Basically, it depends on what you want to do.
If you want to play Cyberpunk 2077 or edit 4K video, absolutely not. It will die. But if you want a dedicated machine for writing, a digital kitchen cookbook, or a cheap way to let your kid draw with a stylus, it’s actually kind of amazing.
You can find these on eBay for less than the price of a fancy dinner sometimes.
Actionable Tips for Surface Pro 3 Owners
If you've still got one of these magnesium beauties or you just bought a used one, here is how you make it actually work in 2026:
- Upgrade the Keyboard: Don't use the original SP3 Type Cover. The keyboard from the Surface Pro 4, 5, 6, and even 7 is backwards compatible. Those newer covers have much better keys and a glass trackpad. It’s a night-and-day difference.

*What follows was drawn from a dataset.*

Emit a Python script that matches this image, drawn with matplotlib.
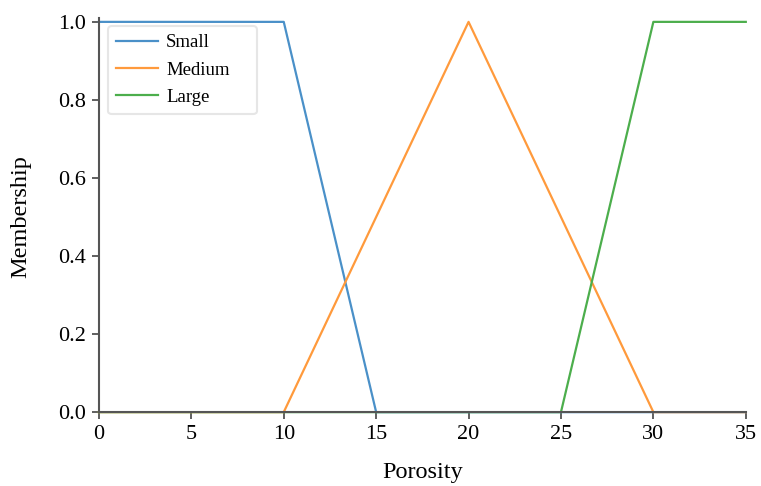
import matplotlib.pyplot as plt

plt.rcParams['font.family'] = ['Liberation Serif', 'DejaVu Serif']

# Fuzzy membership functions for porosity
x_small = [0, 10, 15, 35]
y_small = [1, 1, 0, 0]
x_medium = [0, 10, 20, 30, 35]
y_medium = [0, 0, 1, 0, 0]
x_large = [0, 25, 30, 35]
y_large = [0, 0, 1, 1]
xticks = [0, 5, 10, 15, 20, 25, 30, 35]
yticks = [0.0, 0.2, 0.4, 0.6, 0.8, 1.0]

fig = plt.figure(figsize=(7.61, 4.86), dpi=100)
ax = fig.add_axes([0.130, 0.152, 0.850, 0.803])

ax.plot(x_small, y_small, color='#4a90c8', lw=1.6, label='Small', clip_on=False)
ax.plot(x_medium, y_medium, color='#ff9a3c', lw=1.6, label='Medium', clip_on=False)
ax.plot(x_large, y_large, color='#4cae4c', lw=1.6, label='Large', clip_on=False)

ax.set_xlim(0, 35)
ax.set_ylim(0, 1)
ax.set_xticks(xticks)
ax.set_yticks(yticks)
ax.set_yticklabels([f'{v:.1f}' for v in yticks])
ax.tick_params(labelsize=16, length=5, width=1.2, color='#444444', pad=4.5)

for s in ['top', 'right']:
    ax.spines[s].set_visible(False)
for s in ['left', 'bottom']:
    ax.spines[s].set_color('#555555')
    ax.spines[s].set_linewidth(1.5)
ax.spines['left'].set_bounds(0, 1.01)

ax.set_xlabel('Porosity', fontsize=17.5, labelpad=13)
ax.set_ylabel('Membership', fontsize=17.5, labelpad=19)

leg = ax.legend(loc='upper left', fontsize=13.5, frameon=True, fancybox=True,
                bbox_to_anchor=(0.014, 0.99, 0.230, 0.0), mode='expand',
                handlelength=2.2, borderpad=0.45, labelspacing=0.54,
                handletextpad=0.45, borderaxespad=0)
leg.get_frame().set_edgecolor('#e0e0e0')
leg.get_frame().set_linewidth(1.5)

fig.savefig('out.png', dpi=100)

- External Storage is Key: Most base models only have 64GB or 128GB of storage. Use the microSD slot hidden under the kickstand. You can pop a 256GB card in there for cheap and keep your internal SSD clear for apps.
- Manage Your Thermals: If the fan is constantly spinning, download a utility like ThrottleStop. You can slightly undervolt the CPU to keep it cooler, which prevents the device from slowing down when the back gets hot.
- The "Two-Button" Reset: If your SP3 refuses to wake up (a common glitch), hold the Power button and Volume Up button for 15 seconds. It clears the hardware cache and usually fixes the "black screen of death."
- Browser Choice: Stay away from heavy browsers. Use a lighter version of Edge or Brave and keep your extensions to a minimum. 12th-gen web tech is a lot heavier than what this tablet was designed for in 2014.
The Microsoft Surface Pro 3 wasn't just a tablet; it was a statement. It proved that a tablet didn't have to be a toy. While its battery might be failing and its processor is a relic, the soul of the device—that 3:2 screen and that incredible hinge—continues to influence how we work today. It’s a piece of tech history that you can still actually use.